Мистер Твен у нас достаточно популярен, его публичные выступления подхватываются всей прессой. Однако нижеследующий очерк будет небезынтересен для тех, кто ни разу не имел удовольствия его видеть. Природа наградила м-ра Твена длинными ногами, в нем пять футов десять дюймов росту в башмаках, вес – сто шестьдесят семь футов, сложения стройного, мускулистого; круглая голова горделиво сидит на массивной шее; чулки и башмаки ему приходится заказывать, такого размера нет в продаже. … Он носит пояс с курительными принадлежностями. Табак предпочитает курить. Спиртного в рот не берет. В уголках его губ всегда таится легкая улыбка. Глаза сидят глубоко и сверкают, как звезды темной ночью. Лоб выдается из-под шапки темных кудрей, защищающих голову от непогоды. Но всего лучше его лицо: приветливое, всегда смеющееся, оно светится юмором и душевной добротой. Невольно представляешь себе, что из него выйдет прекрасный супруг и ласковый отец… У него своя характерная манера: он держится просто, непринужденно; то облокачивается на кафедру, то легко и размашисто выступает из-за нее, то расхаживает взад и вперед, отмеривая своими сапожищами целые ярды. Чувствуется, что он первый готов смеяться своим шуткам, но сдерживается, и только дойдя до конца, дает себе волю. Слова он произносит размеренно, врастяжку и скорее монотонно, и это как нельзя лучше подходит ко всей его манере говорить. Шутку он обычно приберегает к концу фразы и выдерживает паузу. Когда вы меньше всего ждете, он вдруг роняет какое-нибудь нарочито сухое замечание, от которого все смеются до упаду, а тех, кто посмешливее, так разбирает смех, что они рискуют потерять все жилетные пуговицы…

По статье А. М. Зверева «О специфике смехового искусства Марка Твена»

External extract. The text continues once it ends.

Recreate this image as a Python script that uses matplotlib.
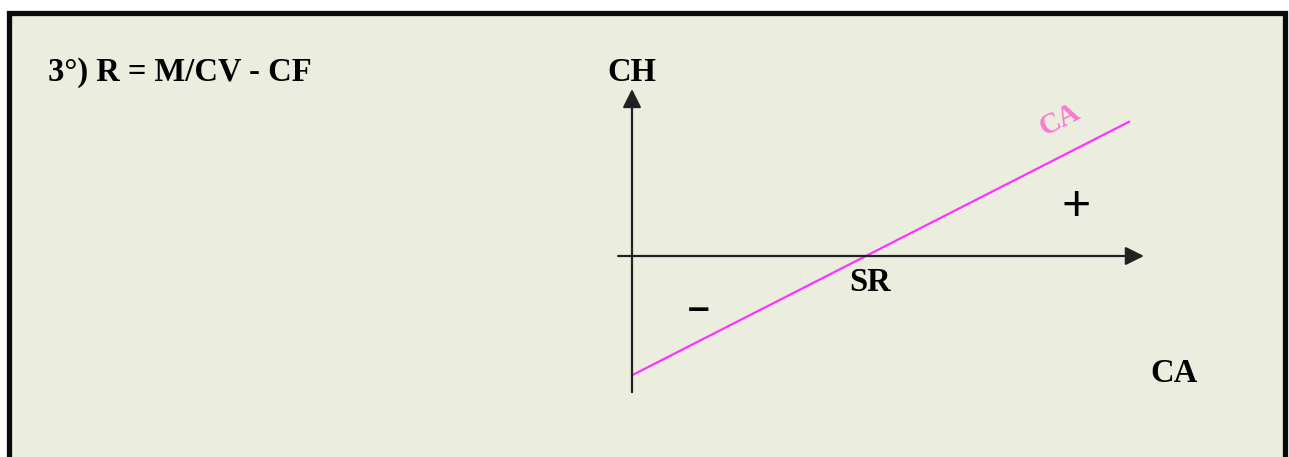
import matplotlib.pyplot as plt
from matplotlib.patches import Rectangle

# droite du résultat : R = M/CV * CA - CF (schéma)
ca = [0, 100]
r = [-24, 27]
sr = -r[0] * (ca[1] - ca[0]) / (r[1] - r[0])  # seuil de rentabilité

title = "3°) R = M/CV - CF"

px = 4.97  # pixels par unité
W, H = 1289, 457
ox, oy = 632, 256  # origine en pixels

fig = plt.figure(figsize=(W / 100, H / 100), dpi=100)
ax = fig.add_axes([0, 0, 1, 1])
ax.set_xlim(-ox / px, (W - ox) / px)
ax.set_ylim(-(H - oy) / px, oy / px)
ax.axis("off")

# cadre
ax.add_patch(Rectangle((9 / W, -0.1), 1275.5 / W, 1.1 - 13.5 / H,
                       transform=fig.transFigure, facecolor="#ebeedf",
                       edgecolor="#0a0a0a", linewidth=3.8, zorder=0, clip_on=False))

serif = "Liberation Serif"
fs = 23.5
ax.text(-584 / px, 37.0, title, fontsize=fs, fontweight="bold", family=serif,
        ha="left", va="center")

# axes
arrow = dict(arrowstyle="-|>", lw=1.6, color="#222222", mutation_scale=28,
             shrinkA=0, shrinkB=0)
ax.annotate("", xy=(103.0, 0), xytext=(-2.8, 0), arrowprops=arrow)
ax.annotate("", xy=(0, 33.6), xytext=(0, -27.4), arrowprops=arrow)

ax.plot(ca, r, color="#ff33ff", lw=1.6)

ax.text(0, 37.0, "CH", fontsize=fs, fontweight="bold", family=serif, ha="center", va="center")
ax.text(sr + 0.8, -5.4, "SR", fontsize=fs, fontweight="bold", family=serif, ha="center", va="center")
ax.text(109.1, -23.7, "CA", fontsize=fs, fontweight="bold", family=serif, ha="center", va="center")
ax.text(86.1, 27.4, "CA", fontsize=21, fontweight="bold", family=serif, color="#ff77d0",
        rotation=27, ha="center", va="center")
ax.text(13.5, -10.9, "–", fontsize=28, fontweight="bold", family="Liberation Sans",
        ha="center", va="center")
ax.text(89.3, 9.9, "+", fontsize=36, family="Liberation Sans", ha="center", va="center")

fig.savefig("out.png", dpi=100, facecolor="white")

Сохранился устный рассказ Марка Твена: в городке Утика устраивают вечер, и, когда он выходит из-за кулис, в зале поднимается хохот. Смеются все, хотя человек, стоящий на эстраде, еще не произнес ни слова. Твен растерянно смотрит по сторонам, комкая в ладонях рукопись, которую собирался прочесть. Так продолжается десять минут, пятнадцать – зал не стихает. Распорядители в отчаянии, по знаку администратора дают занавес. Только тогда публика утихомиривается, и рукопись наконец развернута. Но достаточно Твену произнести первую фразу, как собравшимися вновь овладевает неистовое веселье.

По книге М. Н. Бобровой «Марк Твен. Очерк творчества»

Один современник рассказывает, что он слушал Марка Твена, «задыхаясь от смеха», и думал, что лектор делает юмористическое вступление к лекции обычного типа и сейчас приступит к серьезному материалу. Но, к удивлению слушателя, лектор вдруг поклонился и исчез. Слушатель взглянул на часы. Оказалось, прошло больше часа с начала «лекции», а ему показалось, что не прошло и десяти минут.

* * *

Марк Твен, по мнению Генри Ирвинга, выдающегося американского актера, обладал большим сценическим талантом. Однажды Ирвинг видел игру Марка Твена на сцене. После представления он сказал писателю: «Вы сделали ошибку, что не выбрали сцену как профессию. Вы были бы более великим актером, нежели писателем».